I can't seem to find decent documentation on haskell's POSIX implementation.
Specifically the module Text.Regex.Posix
.
Can anyone point me in the right direction of using multiline matching on a string?
A snippet for the curious:
> extractToken body = body =~ "<textarea[^>]*id=\"wpTextbox1\"[^>]*>(.*)</textarea>" :: String
I'm trying to extract the source of wikipedia pages, however this method clearly falls over when more than one line is involved.
You may need to import Text.Regex.Base.RegexLike
for access to makeRegexOpts
and friends.
extractToken body = match regex body where
regex = makeRegexOpts (defaultCompOpt - compNewline) defaultExecOpt
"<textarea[^>]*id=\"wpTextbox1\"[^>]*>(.*)</textarea>"
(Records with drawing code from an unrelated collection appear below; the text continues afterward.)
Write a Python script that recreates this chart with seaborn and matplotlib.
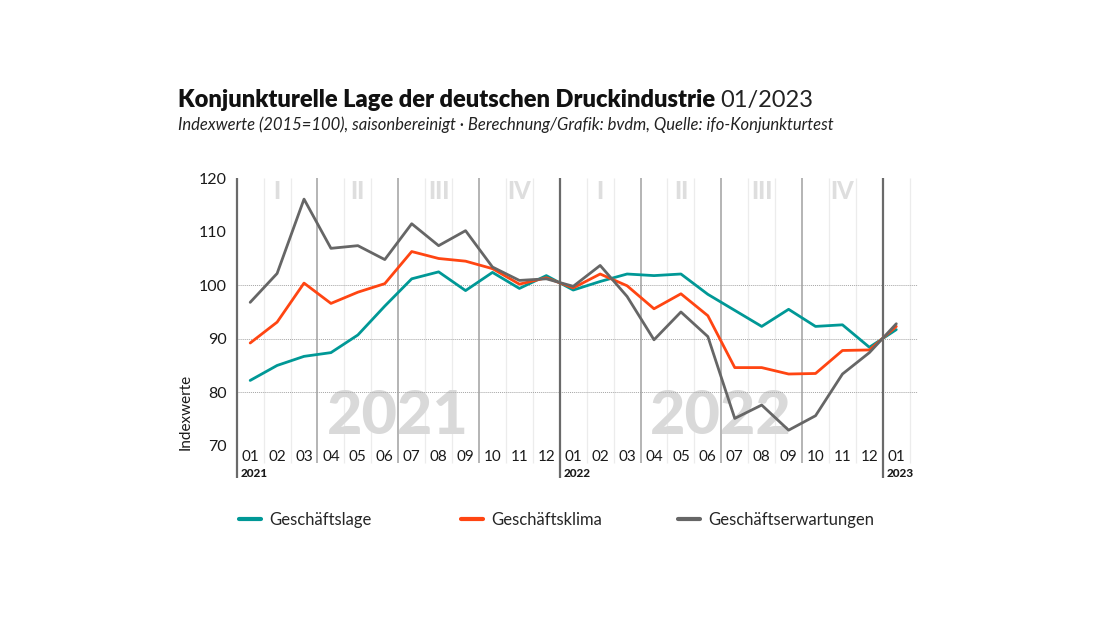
import pandas as pd
import matplotlib.pyplot as plt
import seaborn as sns
from matplotlib.lines import Line2D
from matplotlib.transforms import blended_transform_factory

# Monate 01/2021 bis 01/2023
MONTHS = ['01', '02', '03', '04', '05', '06', '07', '08', '09', '10', '11', '12',
          '01', '02', '03', '04', '05', '06', '07', '08', '09', '10', '11', '12',
          '01']
YEARS = ['2021', '2022', '2023']
QUARTERS = ['I', 'II', 'III', 'IV']

GESCHAEFTSLAGE = [82.2, 85.0, 86.7, 87.4, 90.7, 96.1, 101.2, 102.5, 99.0, 102.4, 99.4, 101.8,
                  99.1, 100.7, 102.1, 101.8, 102.1, 98.3, 95.3, 92.3, 95.5, 92.3, 92.6, 88.4,
                  91.7]
GESCHAEFTSKLIMA = [89.2, 93.1, 100.4, 96.6, 98.7, 100.3, 106.3, 105.0, 104.5, 103.1, 100.2, 101.4,
                   99.5, 102.1, 99.9, 95.6, 98.4, 94.3, 84.6, 84.6, 83.4, 83.5, 87.8, 87.9,
                   92.3]
GESCHAEFTSERWARTUNGEN = [96.8, 102.2, 116.1, 106.9, 107.4, 104.8, 111.5, 107.4, 110.2, 103.4, 100.9, 101.2,
                         99.8, 103.7, 97.9, 89.8, 95.0, 90.4, 75.1, 77.6, 72.9, 75.6, 83.4, 87.4,
                         92.8]

SERIES = ['Geschäftslage', 'Geschäftsklima', 'Geschäftserwartungen']
COLORS = ['#009896', '#ff4512', '#666666']


def main():
    df = pd.DataFrame({
        'idx': list(range(len(MONTHS))),
        SERIES[0]: GESCHAEFTSLAGE,
        SERIES[1]: GESCHAEFTSKLIMA,
        SERIES[2]: GESCHAEFTSERWARTUNGEN,
    })
    long_df = df.melt(id_vars='idx', var_name='Reihe', value_name='Wert')

    sns.set_theme(style='white')
    plt.rcParams['font.family'] = ['Lato', 'DejaVu Sans']

    fig = plt.figure(figsize=(11, 6.19), dpi=100)
    ax = fig.add_axes([0.2152, 0.28, 0.6192, 0.432])

    n = len(MONTHS)
    ax.set_xlim(-0.5, n - 0.2)
    ax.set_ylim(70, 120)

    trans = blended_transform_factory(ax.transData, ax.transAxes)

    # helle Monatslinien, Quartalslinien, Jahreslinien
    for i in range(n + 1):
        b = i - 0.5
        if i % 12 == 0:
            ax.plot([b, b], [1, -0.12], transform=trans, color='#6a6a6a', lw=1.6,
                    clip_on=False, zorder=1, solid_capstyle='butt')
        elif i % 3 == 0:
            ax.plot([b, b], [1, -0.065], transform=trans, color='#a0a0a0', lw=1.1,
                    clip_on=False, zorder=1, solid_capstyle='butt')
        else:
            ax.plot([b, b], [1, -0.065], transform=trans, color='#ececec', lw=0.9,
                    clip_on=False, zorder=0.5, solid_capstyle='butt')

    for yv in [70, 80, 90, 100]:
        ax.axhline(yv, color='#a5a5a5', lw=0.7, ls=(0, (1, 1)), zorder=0.8)

    # Quartalsbeschriftungen
    for year_off in [0, 12]:
        for q, lab in enumerate(QUARTERS):
            ax.text(year_off + q * 3 + 1, 0.95, lab, transform=trans, ha='center', va='center',
                    fontsize=17, fontweight='black', color='#dedede', zorder=0.6)

    # große Jahreszahlen
    ax.text(5.5, 70.4, YEARS[0], ha='center', va='bottom', fontsize=44, fontweight='black',
            color='#d9d9d9', zorder=0.6)
    ax.text(17.5, 70.4, YEARS[1], ha='center', va='bottom', fontsize=44, fontweight='black',
            color='#d9d9d9', zorder=0.6)

    sns.lineplot(data=long_df, x='idx', y='Wert', hue='Reihe', hue_order=SERIES,
                 palette=COLORS, linewidth=2.0, legend=False, ax=ax, zorder=3)

    for sp in ax.spines.values():
        sp.set_visible(False)

    ax.set_xticks([])
    ax.set_xlabel('')
    ax.set_ylabel('')
    for i, m in enumerate(MONTHS):
        ax.text(i, -0.042, m, transform=trans, ha='center', va='center', fontsize=11,
                color='#1a1a1a')
    for k, yr in enumerate(YEARS):
        ax.text(k * 12 - 0.5 + 0.15, -0.105, yr, transform=trans, ha='left', va='center',
                fontsize=8.5, fontweight='black', color='#1a1a1a')

    ax.set_yticks([70, 80, 90, 100, 110, 120])
    ax.tick_params(axis='y', length=0, pad=7, labelsize=11.5, labelcolor='#1a1a1a')

    fig.text(186 / 1100, 1 - 412 / 619, 'Indexwerte', rotation=90, ha='center', va='center',
             fontsize=11, color='#1a1a1a')

    # Titel
    t = fig.text(178 / 1100, 1 - 107 / 619, 'Konjunkturelle Lage der deutschen Druckindustrie',
                 fontsize=17, fontweight='heavy', color='#111111', va='baseline')
    fig.canvas.draw()
    bb = t.get_window_extent()
    fig.text((bb.x1 + 5) / 1100, 1 - 107 / 619, '01/2023', fontsize=17, fontweight='normal',
             color='#222222', va='baseline')
    fig.text(178 / 1100, 1 - 130 / 619,
             'Indexwerte (2015=100), saisonbereinigt · Berechnung/Grafik: bvdm, Quelle: ifo-Konjunkturtest',
             fontsize=12, style='italic', color='#222222', va='baseline')

    # Legende
    for k, (name, col) in enumerate(zip(SERIES, COLORS)):
        handle = Line2D([], [], color=col, lw=3)
        fig.legend([handle], [name], loc='center left',
                   bbox_to_anchor=([234, 456, 673][k] / 1100, 1 - 520 / 619),
                   frameon=False, fontsize=12, handlelength=1.3, handletextpad=0.5,
                   borderaxespad=0, borderpad=0.3)

    fig.savefig('out.png', dpi=100, facecolor='white')
    plt.close(fig)


if __name__ == '__main__':
    main()
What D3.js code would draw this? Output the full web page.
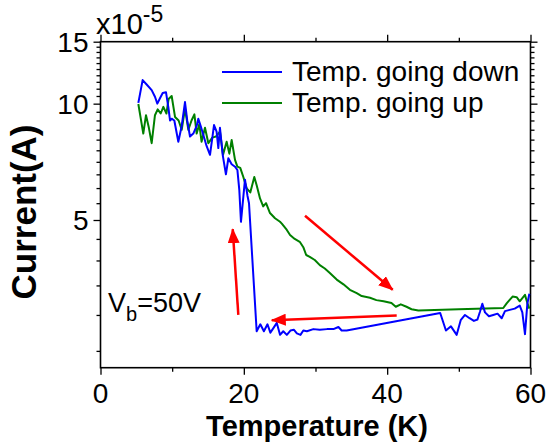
<!DOCTYPE html>
<html><head><meta charset="utf-8">
<script src="https://cdn.jsdelivr.net/npm/d3@7"></script>
<style>
html,body{margin:0;padding:0;background:#fff;}
svg{display:block;font-family:"Liberation Sans",Arial,Helvetica,sans-serif;}
</style></head><body>
<svg id="chart" width="552" height="446"></svg>
<script>
// Cooling run: temperature (K) and current (units of 1e-5 A)
const downT = [5.28,5.88,6.44,7.14,7.6,7.93,8.3,8.68,9.14,9.46,9.7,9.93,10.3,10.86,11.33,11.79,12.1,12.49,12.95,13.42,13.65,13.98,14.8,15.28,15.84,16.2,16.44,16.67,17.05,17.5,17.84,18.3,18.77,19.1,19.37,19.6,19.93,20.16,20.5,20.72,21.79,22.3,22.8,23.3,23.7,24.1,24.6,25.05,25.5,26.0,26.5,27.0,27.4,27.9,28.3,28.8,29.7,30.6,31.6,32.5,33.2,33.65,34.35,47.4,48.2,48.9,49.7,50.26,50.86,51.5,52.1,52.6,52.95,53.28,53.65,54.2,54.8,55.4,55.98,56.44,57.1,57.8,58.5,58.86,59.23,59.56,59.84];
const downI = [10.05,11.63,11.3,10.9,10.45,10.0,10.35,10.7,10.75,9.8,9.0,9.1,9.0,7.9,8.7,10.1,9.0,8.15,8.3,8.7,9.1,8.7,7.7,7.3,8.75,8.4,7.6,8.6,7.3,6.5,7.15,6.9,6.8,6.67,5.93,4.95,5.7,6.3,5.75,5.5,2.76,2.86,2.76,2.86,2.74,2.8,2.88,2.71,2.76,2.71,2.77,2.78,2.73,2.71,2.77,2.76,2.79,2.78,2.79,2.79,2.82,2.77,2.77,3.03,2.77,2.83,2.71,2.92,3.0,2.95,2.91,2.93,3.05,3.18,3.04,2.98,3.0,3.02,2.95,3.06,3.08,3.1,3.15,3.04,2.72,3.18,3.35];

// Warming run
const upT = [5.28,5.97,6.35,6.75,7.14,7.6,7.98,8.4,8.77,9.2,9.5,9.93,10.4,10.9,11.33,11.79,12.26,12.7,13.1,13.42,13.79,14.1,14.58,15.05,15.6,16.1,16.67,17.1,17.6,17.98,18.3,18.77,19.1,19.5,19.93,20.4,20.9,21.46,21.79,22.26,22.7,23.1,23.65,24.35,25.05,25.3,26.0,26.45,27.1,27.8,28.3,28.7,29.2,29.9,30.6,31.3,32.0,32.96,33.9,34.8,35.75,36.45,37.6,38.5,39.5,40.6,41.2,41.9,42.7,43.4,44.35,50.0,56.2,56.7,57.5,58.07,58.5,59.23,59.56,59.84];
const upI = [9.98,8.3,9.3,8.6,7.83,9.3,9.65,9.4,9.8,9.4,10.3,10.5,9.2,9.0,8.5,9.7,8.5,9.0,9.35,8.3,8.8,7.9,8.6,7.83,8.1,8.15,8.4,7.3,7.9,7.35,7.98,7.08,6.8,6.75,6.4,5.99,5.85,6.4,6.1,5.65,5.4,5.5,5.2,5.05,4.95,4.9,4.73,4.6,4.5,4.43,4.3,4.12,4.08,4.01,3.9,3.83,3.74,3.61,3.52,3.42,3.36,3.31,3.28,3.24,3.22,3.19,3.13,3.17,3.13,3.09,3.07,3.09,3.11,3.19,3.3,3.29,3.22,3.33,3.19,3.1];

const seriesNames = ["Temp. going down", "Temp. going up"];
const seriesColors = ["#0000ff", "#008000"];

const xMajor = [0, 20, 40, 60];
const xMinor = [10, 30, 50];
const yMajor = [5, 10, 15];
const yMinor = [2.5,3,3.5,4,4.5,5.5,6,6.5,7,7.5,8,8.5,9,9.5,10.5,11,11.5,12,12.5,13,13.5,14,14.5];

// Sweep-direction arrows: [T start, I start, T end, I end]
const arrowUp    = [19.23, 3.0, 18.45, 4.75];
const arrowLeft  = [41.33, 2.99, 23.9, 2.92];
const arrowDown  = [28.54, 5.12, 40.77, 3.42];

const bias = {label: "V", sub: "b", rest: "=50V"};

const L = 100.5, R = 530.5, T = 41.7, B = 367.7;

const svg = d3.select("#chart");

const x = d3.scaleLinear().domain([0, 60]).range([L, R]);
const y = d3.scalePow().exponent(-0.17).domain([2.3, 15]).range([B, T]);

// ticks on all four sides, pointing outward
function ticks(axisFn, scale, values, size, transform) {
  const g = svg.append("g").attr("transform", transform)
    .call(axisFn(scale).tickValues(values).tickSize(size).tickFormat(""));
  g.select(".domain").remove();
  g.selectAll(".tick line").attr("stroke", "#000").attr("stroke-width", 1.3);
  return g;
}
ticks(d3.axisBottom, x, xMajor, 7, `translate(0,${B})`);
ticks(d3.axisBottom, x, xMinor, 4, `translate(0,${B})`);
ticks(d3.axisTop, x, xMajor, 7, `translate(0,${T})`);
ticks(d3.axisTop, x, xMinor, 4, `translate(0,${T})`);
ticks(d3.axisLeft, y, yMajor, 7, `translate(${L},0)`);
ticks(d3.axisLeft, y, yMinor, 4, `translate(${L},0)`);
ticks(d3.axisRight, y, yMajor, 7, `translate(${R},0)`);
ticks(d3.axisRight, y, yMinor, 4, `translate(${R},0)`);

// frame
svg.append("rect").attr("x", L).attr("y", T).attr("width", R - L).attr("height", B - T)
  .attr("fill", "none").attr("stroke", "#000").attr("stroke-width", 1.6);

// tick labels
svg.append("g").selectAll("text").data(xMajor).join("text")
  .attr("x", d => x(d)).attr("y", B + 35)
  .attr("text-anchor", "middle").attr("font-size", 28).text(d => d);
svg.append("g").selectAll("text").data(yMajor).join("text")
  .attr("x", L - 12).attr("y", d => y(d) + 10)
  .attr("text-anchor", "end").attr("font-size", 28).text(d => d);

// exponent multiplier
const mult = svg.append("text").attr("x", 96).attr("y", 34).attr("font-size", 29);
mult.append("tspan").text("x10");
mult.append("tspan").attr("dy", -12).attr("font-size", 23).text("-5");

// axis titles
svg.append("text").attr("x", 317).attr("y", 436)
  .attr("text-anchor", "middle").attr("font-size", 29).attr("font-weight", "bold")
  .text("Temperature (K)");
svg.append("text").attr("transform", "translate(36,212) rotate(-90)")
  .attr("text-anchor", "middle").attr("font-size", 35).attr("font-weight", "bold")
  .text("Current(A)");

// data lines
const line = d3.line().x(d => x(d[0])).y(d => y(d[1]));
const series = [d3.zip(downT, downI), d3.zip(upT, upI)];
// warming run drawn first so the cooling trace sits on top where they overlap
[1, 0].forEach(i => {
  svg.append("path").datum(series[i]).attr("d", line)
    .attr("fill", "none").attr("stroke", seriesColors[i]).attr("stroke-width", 2)
    .attr("stroke-linejoin", "round");
});

// legend
const lg = svg.append("g");
seriesNames.forEach((name, i) => {
  const ly = 72 + i * 31;
  lg.append("line").attr("x1", 222).attr("x2", 282).attr("y1", ly).attr("y2", ly)
    .attr("stroke", seriesColors[i]).attr("stroke-width", 2);
  lg.append("text").attr("x", 292).attr("y", ly + 9).attr("font-size", 28).text(name);
});

// arrows
svg.append("defs").append("marker").attr("id", "head")
  .attr("markerUnits", "userSpaceOnUse").attr("markerWidth", 16).attr("markerHeight", 12)
  .attr("refX", 14).attr("refY", 6).attr("orient", "auto")
  .append("path").attr("d", "M0,0 L15,6 L0,12 Z").attr("fill", "#ff0000");
[arrowUp, arrowLeft, arrowDown].forEach(a => {
  svg.append("line")
    .attr("x1", x(a[0])).attr("y1", y(a[1])).attr("x2", x(a[2])).attr("y2", y(a[3]))
    .attr("stroke", "#ff0000").attr("stroke-width", 2.5).attr("marker-end", "url(#head)");
});

// bias annotation
const vb = svg.append("text").attr("x", 108).attr("y", 312).attr("font-size", 27);
vb.append("tspan").text(bias.label);
vb.append("tspan").attr("dy", 9).attr("font-size", 20).text(bias.sub);
vb.append("tspan").attr("dy", -9).text(bias.rest);
</script>
</body></html>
Well, since Text.Regex.Posix
's defaultCompOpt = compExtended + compNewline
, that works out equivalently as
extractToken body = match regex body where
regex = makeRegexOpts compExtended defaultExecOpt
"<textarea[^>]*id=\"wpTextbox1\"[^>]*>(.*)</textarea>"
To pull out just the first group, use one of the other instances of RegexLike
. One possibility is
extractToken body = head groups where
(preMatch, inMatch, postMatch, groups) =
match regex body :: (String, String, String, [String])
regex = makeRegexOpts compExtended defaultExecOpt
"<textarea[^>]*id=\"wpTextbox1\"[^>]*>(.*)</textarea>"
You may need to use the PCRE backend instead if you want to do anything more flexible, or with better performance, than Posix regexes.
pcre-light and regex-pcre are both fine.
I solved in this case by matching
((.*)|\n*)*
Although this may not always work depending on your expression.
The above solution is probably the best way to go if you're able to.